As you can tell I’m still running slightly behind schedule on this blog – that ice storm has meant I’ve had to prioritize catching up with my work on my real job in publishing, as I’ve had so many projects deadlining at the same time on dates unhelpfully close to the New Year. I’ve battled my way through them so I should be running on a more even keel now. I may even find the time to post some more Riverfields strips and a gallery of new Billy and Bella photos. Let’s see what happens…
2015, at last…
Sorry this has been posted so late but I have an excuse. My wife and I got delayed on the way back from visiting her parents in New Mexico over Christmas. I’ve never encountered an ice storm before – they’re deceptively nasty and not at all like the snow storms we get in the UK. Maybe when we passed four overturned SUVs in the space of one mile on the way to the airport we should have realised something was up. Ice built up on the windscreen and was impervious to the windscreen wipers. Linda’s dad was driving and all it took was one slight tap on the brakes to send us spinning gracefully into the shallow ditch at the side of the road. Luckily no damage was done, and we rejoined the road and made it gingerly to the airport in time to discover that all the flights out had been cancelled for the day. Our next flight out was not to be until New Years Day – we were stuck in Lubbock for two days.

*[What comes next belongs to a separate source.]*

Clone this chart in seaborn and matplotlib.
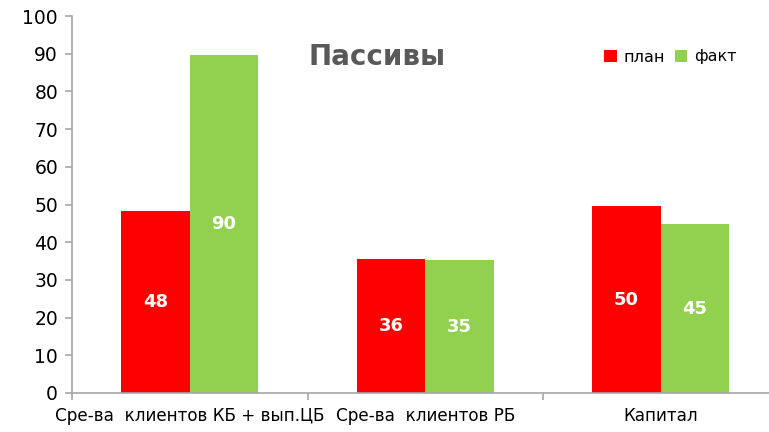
import seaborn as sns
import pandas as pd
import matplotlib.pyplot as plt
import numpy as np
from matplotlib.patches import Patch

categories = ['Сре-ва  клиентов КБ + вып.ЦБ', 'Сре-ва  клиентов РБ', 'Капитал']
plan = [48.4, 35.6, 49.6]
fact = [89.6, 35.2, 44.8]
series_names = ['план', 'факт']
colors = ['#FF0000', '#92D050']
y_ticks = list(range(0, 101, 10))

df = pd.DataFrame({'Категория': categories, 'план': plan, 'факт': fact})
df = df.melt(id_vars='Категория', var_name='Серия', value_name='Значение')

sns.set_style('white')
plt.rcParams['font.family'] = ['DejaVu Sans']

fig = plt.figure(figsize=(7.69, 4.32), dpi=100)
ax = fig.add_axes([72 / 769, 39 / 432, 706.5 / 769, 377 / 432])

sns.barplot(data=df, x='Категория', y='Значение', hue='Серия', hue_order=series_names,
            palette=colors, width=0.58, linewidth=0, saturation=1, ax=ax, legend=False)

for container in ax.containers:
    for bar in container:
        h = bar.get_height()
        ax.text(bar.get_x() + bar.get_width() / 2, h / 2, f'{h:.0f}',
                ha='center', va='center', color='white', fontsize=13, fontweight='bold')

ax.set_xlim(-0.5, 2.5)
ax.set_ylim(0, 100)
ax.set_yticks(y_ticks)
ax.set_xlabel('')
ax.set_ylabel('')

for side in ['top', 'right']:
    ax.spines[side].set_visible(False)
for side in ['left', 'bottom']:
    ax.spines[side].set_color('#A6A6A6')
    ax.spines[side].set_linewidth(1.2)

ax.tick_params(axis='y', length=5, color='#A6A6A6', width=1.2, labelsize=13.5,
               labelcolor='black', pad=5, left=True)
ax.tick_params(axis='x', which='major', length=0, labelsize=12.1, labelcolor='black', pad=10)
ax.set_xticks(np.arange(-0.5, 2.6, 1), minor=True)
ax.tick_params(axis='x', which='minor', length=5, color='#A6A6A6', width=1.2, bottom=True)

fig.text(377 / 769, 1 - 57 / 432, 'Пассивы', ha='center', va='center',
         fontsize=20, fontweight='bold', color='#595959')

handles = [Patch(facecolor=c, edgecolor='none') for c in colors]
fig.legend(handles, series_names, loc='center left', bbox_to_anchor=(590 / 769, 1 - 57 / 432),
           ncol=2, frameon=False, fontsize=11.5, labelcolor='black', handlelength=0.8,
           handleheight=0.8, handletextpad=0.4, columnspacing=0.6)

fig.savefig('out.png', dpi=100)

We found a hotel in North Lubbock – and as soon as we got there we realised we’d stranded ourselves in a building that was the sole occupant of a vacant lot with nothing around us for at least a mile in any direction. That’s not normally something I’d worry about, but these were not normal conditions. It was dark by the time we reached the hotel and all we could see out the window were the distant lights of a corner drug store on the horizon, with a vast expanse of flat whiteness between us and civilization.
The temperature the next day was -11ºC. We managed to make an expedition to a strip mall by foot in the afternoon and found supplies there.
To cut a long story short, we finally arrived in London at 12 noon on January 2nd, and drove back to Hastings that afternoon, collecting two very pissed off cats on the way home.
It’s taken 24 hours for the cats to forgive us, but they’ve now turned into a couple of cuddle bunnies and quite determined not to let us ever go off on holiday again. Don’t worry cats; after that journey back, I’m not planning to go again for a good while…
Tat
Need I say more? To be fair I haven’t seen much England stuff around anywhere this year – the team’s performance in the World Cup was so abysmal that it’s been like an unspoken agreement between all Brits to never refer to it again. And with FIFA gradually drowning in sleaze and lots of European teams grumbling about the next two tournaments taking place in the obviously uncorrupt countries of Russia and Qatar, I can see the entire edifice of the World Cup crumbling to dust in the near future. Which is a good thing.
I own nothing with an England flag on it. That’s for footballists and UKIP supporters. I’m strictly a Union Jack man.
Wednesday’s strip may be late – as I write this the day before I fly off to spend time with Linda’s family in New Mexico I haven’t drawn the New Year’s Eve strip yet. You may end up with a photo of a strip taken with an iPod. Normal service will be resumed on 2 Jan – I’ll be back by that point.
If I don’t get to say it to you on Wednesday, have a happy new year, everyone!